There's a widely-used saying in sports that suggests the truly good team beats the teams it is supposed to. In pre-season punditry, Wisconsin Badger hockey certainly fit the bill as one of the \good"" teams. Both U.S. College Hockey Online and USA Today/USA Hockey Magazine had the Badgers slated as No. 10 in its polls before the season began play. Wisconsin's opponent in its first series at the Kohl Center, on the other hand, while no pushover, is not what one would call a college hockey powerhouse.
So the storyline heading into the weekend was whether one of the top-ranked teams in the nation would gel after only one week of practice and dispose of a St. Lawrence group that by no standards matched up on paper.

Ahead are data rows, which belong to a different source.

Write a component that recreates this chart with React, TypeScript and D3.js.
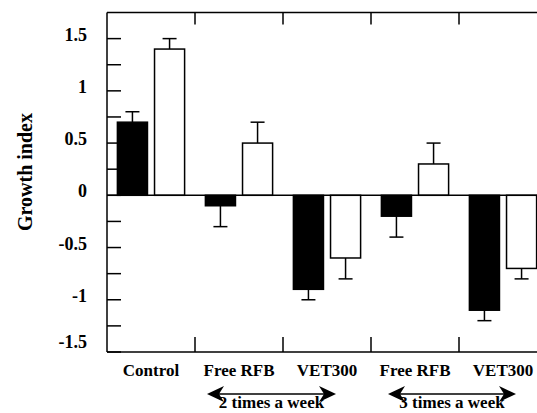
import * as d3 from 'd3';
import React from 'react';

// growth index per treatment, black = first series, white = second series
const categories = ['Control', 'Free RFB', 'VET300', 'Free RFB ', 'VET300 '];
const blackValues = [0.7, -0.1, -0.9, -0.2, -1.1];
const blackErrors = [0.1, 0.2, 0.1, 0.2, 0.1];
const whiteValues = [1.4, 0.5, -0.6, 0.3, -0.7];
const whiteErrors = [0.1, 0.2, 0.2, 0.2, 0.1];
const yTicks = [-1.5, -1, -0.5, 0, 0.5, 1, 1.5];
const yMinorTicks = [-1.25, -0.75, -0.25, 0.25, 0.75, 1.25];
const schedules = ['2 times a week', '3 times a week'];

const W = 537;
const H = 413;
const left = 107;
const top = 12.5;
const bottom = 352;
const font = "'Liberation Serif', 'Times New Roman', serif";

function App() {
  const x = d3.scaleBand().domain(categories).range([left, left + 88 * 5]).padding(0);
  const inner = d3.scaleBand().domain(['b', 'w']).range([0, x.bandwidth()])
    .paddingInner(0.19).paddingOuter(0.28);
  const y = d3.scaleLinear().domain([-1.5, 1.75]).range([bottom, top]);

  const bars = categories.flatMap((c, i) => [
    { c, key: 'b', v: blackValues[i], e: blackErrors[i], fill: '#000' },
    { c, key: 'w', v: whiteValues[i], e: whiteErrors[i], fill: '#fff' },
  ]);

  const arrows = [
    { label: schedules[0], x0: x(categories[1])! + 12, x1: x(categories[2])! + 53 },
    { label: schedules[1], x0: x(categories[3])! + 17, x1: x(categories[4])! + 57 },
  ];

  return (
    <svg width={W} height={H} style={{ position: 'absolute', left: 0, top: 0 }}>
      <rect width={W} height={H} fill="#fff" />
      {bars.map((b, i) => {
        const bx = x(b.c)! + inner(b.key)!;
        const bw = inner.bandwidth();
        const yv = y(b.v);
        const ye = y(b.v > 0 ? b.v + b.e : b.v - b.e);
        const cx = bx + bw / 2;
        return (
          <g key={i}>
            <line x1={cx} x2={cx} y1={yv} y2={ye} stroke="#000" strokeWidth={1.5} />
            <line x1={cx - 7} x2={cx + 7} y1={ye} y2={ye} stroke="#000" strokeWidth={1.5} />
            <rect x={bx} y={Math.min(yv, y(0))} width={bw} height={Math.abs(yv - y(0))}
              fill={b.fill} stroke="#000" strokeWidth={1.5} />
          </g>
        );
      })}
      {/* zero line */}
      <line x1={left} x2={W} y1={y(0)} y2={y(0)} stroke="#000" strokeWidth={1.5} />
      {/* frame */}
      <line x1={left} x2={left} y1={top} y2={bottom} stroke="#000" strokeWidth={1.5} />
      <line x1={left} x2={W} y1={top} y2={top} stroke="#000" strokeWidth={1.5} />
      <line x1={left} x2={W} y1={bottom} y2={bottom} stroke="#000" strokeWidth={1.5} />
      {yTicks.concat(yMinorTicks).map((t) => (
        <line key={'t' + t} x1={left} x2={left + 14} y1={y(t)} y2={y(t)} stroke="#000" strokeWidth={1.5} />
      ))}
      {yTicks.map((t) => (
        <text key={'l' + t} x={87} y={t === -1.5 ? y(t) - 8 : y(t) - 2} textAnchor="end" dominantBaseline="middle"
          fontFamily={font} fontWeight="bold" fontSize={18}>{t}</text>
      ))}
      {categories.slice(1).map((c) => (
        <g key={'g' + c}>
          <line x1={x(c)!} x2={x(c)!} y1={top} y2={top + 12} stroke="#000" strokeWidth={1.5} />
          <line x1={x(c)!} x2={x(c)!} y1={bottom} y2={bottom - 15} stroke="#000" strokeWidth={1.5} />
        </g>
      ))}
      {categories.map((c) => (
        <text key={'x' + c} x={x(c)! + x.bandwidth() / 2} y={376} textAnchor="middle"
          fontFamily={font} fontWeight="bold" fontSize={17}>{c.trim()}</text>
      ))}
      <text transform={`translate(32,172) rotate(-90)`} textAnchor="middle"
        fontFamily={font} fontWeight="bold" fontSize={20}>Growth  index</text>
      {arrows.map((a) => (
        <g key={a.label}>
          <line x1={a.x0 + 10} x2={a.x1 - 10} y1={394} y2={394} stroke="#000" strokeWidth={1.5} />
          <path d={`M${a.x0},394 L${a.x0 + 17},386 L${a.x0 + 12},394 L${a.x0 + 17},402 Z`} fill="#000" />
          <path d={`M${a.x1},394 L${a.x1 - 17},386 L${a.x1 - 12},394 L${a.x1 - 17},402 Z`} fill="#000" />
          <text x={(a.x0 + a.x1) / 2} y={408} textAnchor="middle"
            fontFamily={font} fontWeight="bold" fontSize={17}>{a.label}</text>
        </g>
      ))}
    </svg>
  );
}

export default App;
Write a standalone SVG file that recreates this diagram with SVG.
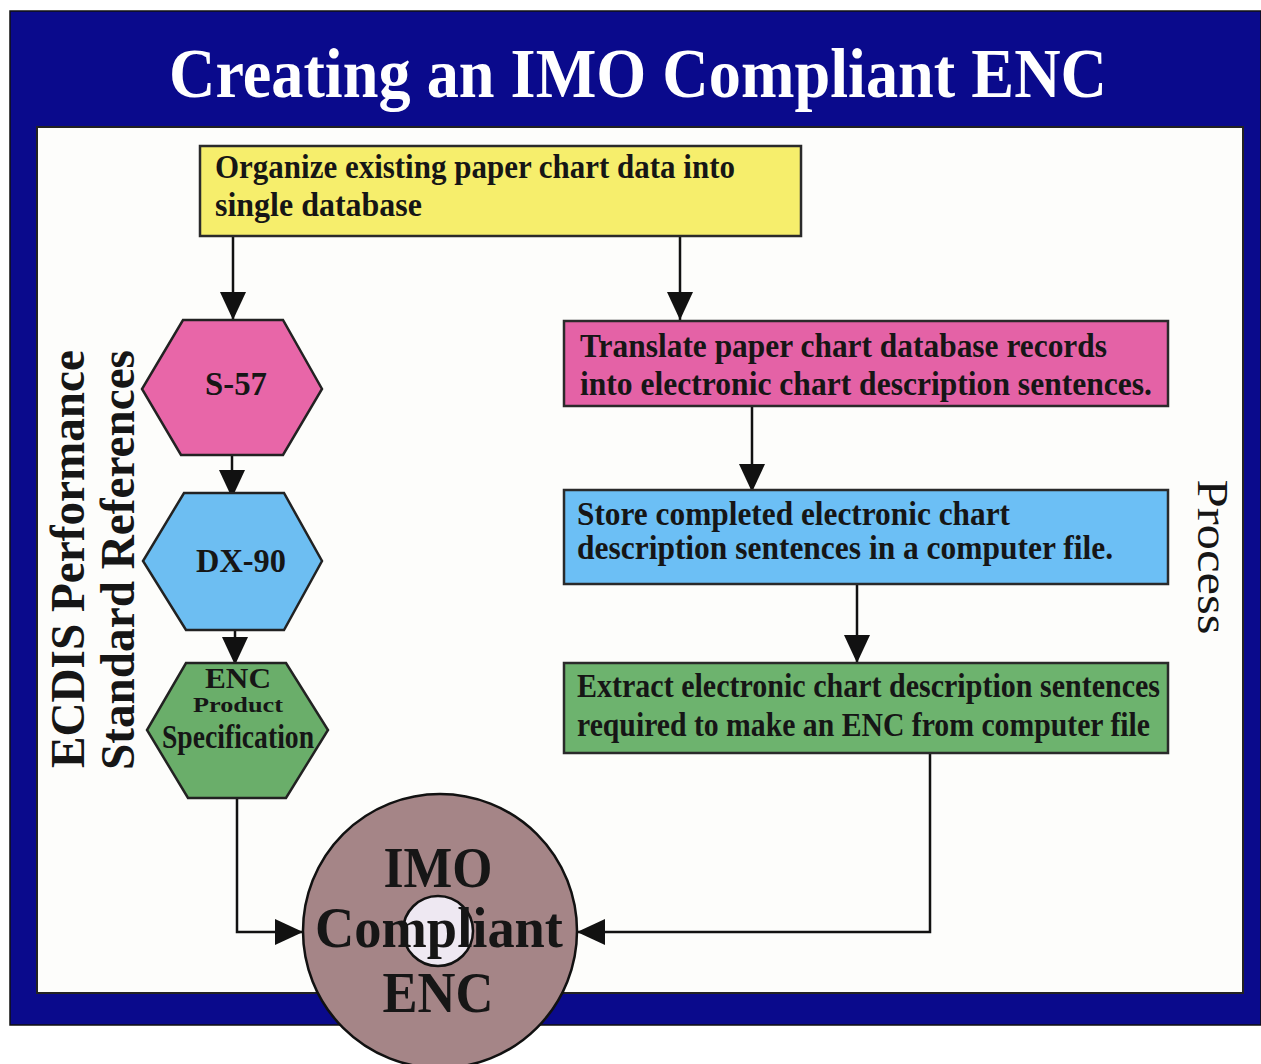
<svg xmlns="http://www.w3.org/2000/svg" width="1261" height="1064" viewBox="0 0 1261 1064">
<defs>
<style>
.t{font-family:"Liberation Serif","Times New Roman",serif;font-weight:bold;fill:#161616}
.title{font-family:"Liberation Serif","Times New Roman",serif;font-weight:bold;fill:#ffffff}
.box{stroke:#2a2a2a;stroke-width:2.5}
.hex{stroke:#222;stroke-width:2.5}
.c{fill:none;stroke:#111;stroke-width:2.5}
</style>
<marker id="ah" markerUnits="userSpaceOnUse" markerWidth="28" markerHeight="26" refX="28" refY="13" orient="auto" viewBox="0 0 28 26">
<path d="M0,0 L28,13 L0,26 z" fill="#111"/>
</marker>
</defs>
<rect x="0" y="0" width="1261" height="1064" fill="#ffffff"/>
<g id="frame">
<rect x="10" y="11" width="1251" height="1014" fill="#0a0a8c" stroke="#111" stroke-width="1.5"/>
<rect x="37" y="127" width="1206" height="866" fill="#fdfdfb" stroke="#222" stroke-width="2"/>
<text class="title" x="638" y="97" font-size="70" text-anchor="middle" textLength="938" lengthAdjust="spacingAndGlyphs">Creating an IMO Compliant ENC</text>
</g>
<g id="side-left">
<text class="t" transform="translate(84,559) rotate(-90)" font-size="48" text-anchor="middle" textLength="418" lengthAdjust="spacingAndGlyphs">ECDIS Performance</text>
<text class="t" transform="translate(134,560) rotate(-90)" font-size="48" text-anchor="middle" textLength="420" lengthAdjust="spacingAndGlyphs">Standard References</text>
</g>
<g id="side-right">
<text transform="translate(1198,557) rotate(90)" font-family="Liberation Serif, Times New Roman, serif" font-size="44" fill="#161616" text-anchor="middle" textLength="155" lengthAdjust="spacingAndGlyphs">Process</text>
</g>
<g id="connectors">
<path class="c" d="M233,237 V320" marker-end="url(#ah)"/>
<path class="c" d="M680,237 V320" marker-end="url(#ah)"/>
<path class="c" d="M232,455 V498" marker-end="url(#ah)"/>
<path class="c" d="M235,630 V665" marker-end="url(#ah)"/>
<path class="c" d="M752,406 V492" marker-end="url(#ah)"/>
<path class="c" d="M857,584 V663" marker-end="url(#ah)"/>
<path class="c" d="M237,798 V932 H303" marker-end="url(#ah)"/>
<path class="c" d="M930,753 V932 H577" marker-end="url(#ah)"/>
</g>
<g id="organize">
<rect class="box" x="200" y="146" width="601" height="90" fill="#f6ee6c"/>
<text class="t" x="215" y="178" font-size="34" textLength="520" lengthAdjust="spacingAndGlyphs">Organize existing paper chart data into</text>
<text class="t" x="215" y="216" font-size="34" textLength="207" lengthAdjust="spacingAndGlyphs">single database</text>
</g>
<g id="s57">
<polygon class="hex" points="183,320 283,320 322,389 283,455 181,455 142,389" fill="#e866a8"/>
<text class="t" x="236" y="395" font-size="34" text-anchor="middle" textLength="62" lengthAdjust="spacingAndGlyphs">S-57</text>
</g>
<g id="dx90">
<polygon class="hex" points="184,493 284,493 322,561 284,630 186,630 143,561" fill="#6dbef2"/>
<text class="t" x="241" y="572" font-size="34" text-anchor="middle" textLength="90" lengthAdjust="spacingAndGlyphs">DX-90</text>
</g>
<g id="encps">
<polygon class="hex" points="186,663 286,663 328,730 286,798 188,798 147,730" fill="#6aae6a"/>
<text class="t" x="238" y="688" font-size="30" text-anchor="middle" textLength="66" lengthAdjust="spacingAndGlyphs">ENC</text>
<text class="t" x="238" y="712" font-size="20" text-anchor="middle" textLength="90" lengthAdjust="spacingAndGlyphs">Product</text>
<text class="t" x="238" y="748" font-size="33" text-anchor="middle" textLength="152" lengthAdjust="spacingAndGlyphs">Specification</text>
</g>
<g id="translate">
<rect class="box" x="564" y="321" width="604" height="85" fill="#e462a6"/>
<text class="t" x="580" y="357" font-size="34" textLength="527" lengthAdjust="spacingAndGlyphs">Translate paper chart database records</text>
<text class="t" x="580" y="395" font-size="34" textLength="572" lengthAdjust="spacingAndGlyphs">into electronic chart description sentences.</text>
</g>
<g id="store">
<rect class="box" x="564" y="490" width="604" height="94" fill="#6cbff5"/>
<text class="t" x="577" y="525" font-size="34" textLength="433" lengthAdjust="spacingAndGlyphs">Store completed electronic chart</text>
<text class="t" x="577" y="559" font-size="34" textLength="536" lengthAdjust="spacingAndGlyphs">description sentences in a computer file.</text>
</g>
<g id="extract">
<rect class="box" x="564" y="663" width="604" height="90" fill="#6db36e"/>
<text class="t" x="577" y="697" font-size="34" textLength="583" lengthAdjust="spacingAndGlyphs" fill="#10261a">Extract electronic chart description sentences</text>
<text class="t" x="577" y="736" font-size="34" textLength="573" lengthAdjust="spacingAndGlyphs" fill="#10261a">required to make an ENC from computer file</text>
</g>
<g id="imo-enc">
<circle cx="440" cy="931" r="137" fill="#a58587" stroke="#111" stroke-width="2.5"/>
<circle cx="438" cy="931" r="35" fill="#eee8f2" stroke="#111" stroke-width="2.5"/>
<text class="t" x="438" y="887" font-size="56" text-anchor="middle" textLength="109" lengthAdjust="spacingAndGlyphs">IMO</text>
<text class="t" x="439" y="947" font-size="56" text-anchor="middle" textLength="248" lengthAdjust="spacingAndGlyphs">Compliant</text>
<text class="t" x="438" y="1012" font-size="56" text-anchor="middle" textLength="111" lengthAdjust="spacingAndGlyphs">ENC</text>
</g>
</svg>
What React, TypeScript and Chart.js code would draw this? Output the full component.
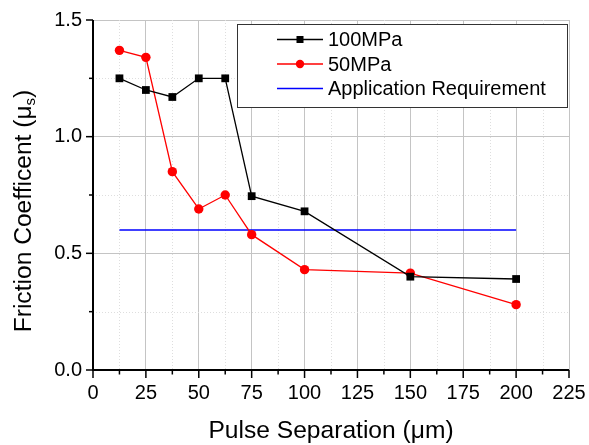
import React, { useEffect, useRef } from 'react';
import { Chart, registerables } from 'chart.js';

Chart.register(...registerables);

// ---- data ----
const pulseSeparation = [12.5, 25, 37.5, 50, 62.5, 75, 100, 150, 200];
const friction100MPa = [1.25, 1.2, 1.17, 1.25, 1.25, 0.745, 0.68, 0.4, 0.39];
const friction50MPa = [1.37, 1.34, 0.85, 0.69, 0.75, 0.58, 0.43, 0.415, 0.28];
const requirementX = [12.5, 200];
const requirementY = [0.6, 0.6];
const seriesLabels = ['100MPa', '50MPa', 'Application Requirement'];
const xTickValues = [0, 25, 50, 75, 100, 125, 150, 175, 200, 225];
const yTickValues = [0, 0.5, 1.0, 1.5];
const xMinorValues = [12.5, 37.5, 62.5, 87.5, 112.5, 137.5, 162.5, 187.5, 212.5];
const yMinorValues = [0.25, 0.75, 1.25];
const xTitle = 'Pulse Separation (\u03bcm)';
const yTitleMain = 'Friction Coefficent (\u03bc';
const yTitleSub = 's';
const yTitleEnd = ')';

const FONT = '"Liberation Sans", Arial, sans-serif';

const framePlugin = {
  id: 'framePlugin',
  beforeDatasetsDraw(chart: any) {
    const ctx = chart.ctx;
    const ca = chart.chartArea;
    const xs = chart.scales.x;
    const ys = chart.scales.y;
    ctx.save();
    ctx.strokeStyle = '#dedede';
    ctx.lineWidth = 1;
    ctx.setLineDash([1, 2]);
    for (const v of xMinorValues) {
      const px = Math.round(xs.getPixelForValue(v)) + 0.5;
      ctx.beginPath();
      ctx.moveTo(px, ca.top);
      ctx.lineTo(px, ca.bottom);
      ctx.stroke();
    }
    for (const v of yMinorValues) {
      const py = Math.round(ys.getPixelForValue(v)) + 0.5;
      ctx.beginPath();
      ctx.moveTo(ca.left, py);
      ctx.lineTo(ca.right, py);
      ctx.stroke();
    }
    ctx.restore();
  },
  afterDatasetsDraw(chart: any) {
    const ctx = chart.ctx;
    const ca = chart.chartArea;
    const xs = chart.scales.x;
    const ys = chart.scales.y;
    ctx.save();
    // axes
    ctx.strokeStyle = '#000';
    ctx.lineWidth = 2;
    ctx.beginPath();
    ctx.moveTo(ca.left, ca.top);
    ctx.lineTo(ca.left, ca.bottom);
    ctx.lineTo(ca.right, ca.bottom);
    ctx.stroke();
    // ticks
    ctx.lineWidth = 1.5;
    for (const v of xTickValues) {
      const px = xs.getPixelForValue(v);
      ctx.beginPath();
      ctx.moveTo(px, ca.bottom);
      ctx.lineTo(px, ca.bottom + 8);
      ctx.stroke();
    }
    for (const v of xMinorValues) {
      const px = xs.getPixelForValue(v);
      ctx.beginPath();
      ctx.moveTo(px, ca.bottom);
      ctx.lineTo(px, ca.bottom + 4.5);
      ctx.stroke();
    }
    for (const v of yTickValues) {
      const py = ys.getPixelForValue(v);
      ctx.beginPath();
      ctx.moveTo(ca.left, py);
      ctx.lineTo(ca.left - 7, py);
      ctx.stroke();
    }
    for (const v of yMinorValues) {
      const py = ys.getPixelForValue(v);
      ctx.beginPath();
      ctx.moveTo(ca.left, py);
      ctx.lineTo(ca.left - 4, py);
      ctx.stroke();
    }

    // legend
    const lw = 330;
    const lh = 83;
    const lx = ca.right - 2 - lw;
    const ly = ca.top + 4;
    ctx.fillStyle = '#fff';
    ctx.fillRect(lx, ly, lw, lh);
    ctx.strokeStyle = '#333';
    ctx.lineWidth = 1;
    ctx.strokeRect(Math.round(lx) + 0.5, Math.round(ly) + 0.5, lw, lh);
    const datasets = chart.data.datasets;
    ctx.font = `20px ${FONT}`;
    ctx.textBaseline = 'middle';
    ctx.textAlign = 'left';
    datasets.forEach((ds: any, i: number) => {
      const cy = ly + 15.5 + i * 24.5;
      const x0 = lx + 40;
      const x1 = lx + 86;
      ctx.strokeStyle = ds.borderColor;
      ctx.lineWidth = ds.borderWidth;
      ctx.beginPath();
      ctx.moveTo(x0, cy);
      ctx.lineTo(x1, cy);
      ctx.stroke();
      const mx = (x0 + x1) / 2;
      ctx.fillStyle = ds.borderColor;
      if (ds.pointStyle === 'rect') {
        ctx.fillRect(mx - 3.5, cy - 3.5, 7, 7);
      } else if (ds.pointRadius > 0) {
        ctx.beginPath();
        ctx.arc(mx, cy, 4.2, 0, Math.PI * 2);
        ctx.fill();
      }
      ctx.fillStyle = '#000';
      ctx.fillText(ds.label, lx + 91, cy + 1);
    });

    // x title
    ctx.fillStyle = '#000';
    ctx.font = `24.6px ${FONT}`;
    ctx.textAlign = 'center';
    ctx.textBaseline = 'alphabetic';
    ctx.fillText(xTitle, (ca.left + ca.right) / 2, 438);

    // y title with subscript
    ctx.save();
    ctx.translate(31, 211);
    ctx.rotate(-Math.PI / 2);
    ctx.textAlign = 'left';
    ctx.font = `24.6px ${FONT}`;
    const w1 = ctx.measureText(yTitleMain).width;
    const w3 = ctx.measureText(yTitleEnd).width;
    ctx.font = `15px ${FONT}`;
    const w2 = ctx.measureText(yTitleSub).width;
    const total = w1 + w2 + w3;
    let x = -total / 2;
    ctx.font = `24.6px ${FONT}`;
    ctx.fillText(yTitleMain, x, 0);
    x += w1;
    ctx.font = `15px ${FONT}`;
    ctx.fillText(yTitleSub, x, 4);
    x += w2;
    ctx.font = `24.6px ${FONT}`;
    ctx.fillText(yTitleEnd, x, 0);
    ctx.restore();

    ctx.restore();
  },
};

export default function App() {
  const canvasRef = useRef<HTMLCanvasElement | null>(null);

  useEffect(() => {
    const canvas = canvasRef.current;
    if (!canvas) return;
    const chart = new Chart(canvas, {
      type: 'line',
      data: {
        datasets: [
          {
            label: seriesLabels[0],
            data: pulseSeparation.map((x, i) => ({ x, y: friction100MPa[i] })),
            borderColor: '#000000',
            backgroundColor: '#000000',
            borderWidth: 1.3,
            pointStyle: 'rect',
            pointRadius: 5.5,
            pointBorderWidth: 0,
            tension: 0,
          },
          {
            label: seriesLabels[1],
            data: pulseSeparation.map((x, i) => ({ x, y: friction50MPa[i] })),
            borderColor: '#ff0000',
            backgroundColor: '#ff0000',
            borderWidth: 1.3,
            pointStyle: 'circle',
            pointRadius: 4.7,
            pointBorderWidth: 0,
            tension: 0,
          },
          {
            label: seriesLabels[2],
            data: requirementX.map((x, i) => ({ x, y: requirementY[i] })),
            borderColor: '#0000ff',
            backgroundColor: '#0000ff',
            borderWidth: 1.5,
            pointRadius: 0,
            tension: 0,
          },
        ],
      },
      options: {
        responsive: true,
        maintainAspectRatio: false,
        animation: false,
        layout: { padding: { top: 20, right: 20, bottom: 0, left: 0 } },
        plugins: {
          legend: { display: false },
          tooltip: { enabled: false },
        },
        scales: {
          x: {
            type: 'linear',
            min: 0,
            max: 225,
            afterBuildTicks: (s: any) => {
              s.ticks = xTickValues.map((v) => ({ value: v }));
            },
            afterFit: (s: any) => {
              s.height = 75;
              s.paddingLeft = 0;
              s.paddingRight = 0;
            },
            grid: { display: true, drawTicks: false, color: '#c4c4c4', lineWidth: 1 },
            border: { display: false },
            ticks: {
              color: '#000',
              font: { family: FONT, size: 20 },
              padding: 11,
              maxRotation: 0,
              autoSkip: false,
            },
          },
          y: {
            type: 'linear',
            min: 0,
            max: 1.5,
            afterBuildTicks: (s: any) => {
              s.ticks = yTickValues.map((v) => ({ value: v }));
            },
            afterFit: (s: any) => {
              s.width = 93;
              s.paddingTop = 0;
              s.paddingBottom = 0;
            },
            grid: { display: true, drawTicks: false, color: '#c4c4c4', lineWidth: 1 },
            border: { display: false },
            ticks: {
              color: '#000',
              font: { family: FONT, size: 20 },
              padding: 11,
              callback: (v: any) => Number(v).toFixed(1),
            },
          },
        },
      },
      plugins: [framePlugin],
    });
    return () => chart.destroy();
  }, []);

  return (
    <div style={{ position: 'fixed', left: 0, top: 0, width: 589, height: 445, background: '#fff' }}>
      <canvas ref={canvasRef} />
    </div>
  );
}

Things didn't look positive early Friday night, when the puck was dropped for the opening of the 2005-'06 WCHA campaign. The Saints, 17-19-2 a year ago and 1-10-1 against the Badgers all time, jumped out to a 2-0 lead. Meanwhile, Wisconsin looked ineffectual on the power play, was unable to keep the puck in the zone and managed only two shots on goal in four minutes with an advantage.
But in similar fashion to last season's opener against Mercyhurst when the Badgers trailed by two, the game gradually tilted in the home team's favor. Freshman Ben Street and junior Robbie Earl both found the back of the net in a span of 15 minutes to tie the game.
""In crunch time, that's when I kind of come alive,"" Earl said when asked about his knack for getting clutch goals.
In overtime, highly touted freshman Jack Skille, selected seventh overall in this year's NHL Entry Draft by Chicago, was credited with the game winner on what both Saints coach Joe Marsh and Badger coach Mike Eaves called a ""fluky"" goal.
There was nothing resembling a fluke on Saturday night, just brute, physical play. Wisconsin was already saddled with six infractions well into the second period when last season's WCHA All-Rookie Team member Joe Pavelski scored a short-handed goal to give the Badgers a 1-0 lead.
When Earl was tossed from the ice in the third period with a five minute major game misconduct, the Saints finally capitalized on the ninth Badger penalty. More important, the Badgers had also lost their self-proclaimed crunch-time specialist.
That fact came back to haunt them in the overtime session when junior center Kyle Rank won it for St. Lawrence on a short-handed goal 10 seconds in.
""When you lose that offense, it's going to make it tougher to score,"" Eaves said afterward about Earl's premature exit from the game.
It's tough to draw any conclusions on the Badgers from the opening series of the season, much less against a non-WCHA opponent.
""It's tough to get going in games again,"" noted Eaves. True, but a national title contender like Wisconsin should have two in the win column. They have two weeks to regroup before WCHA play begins.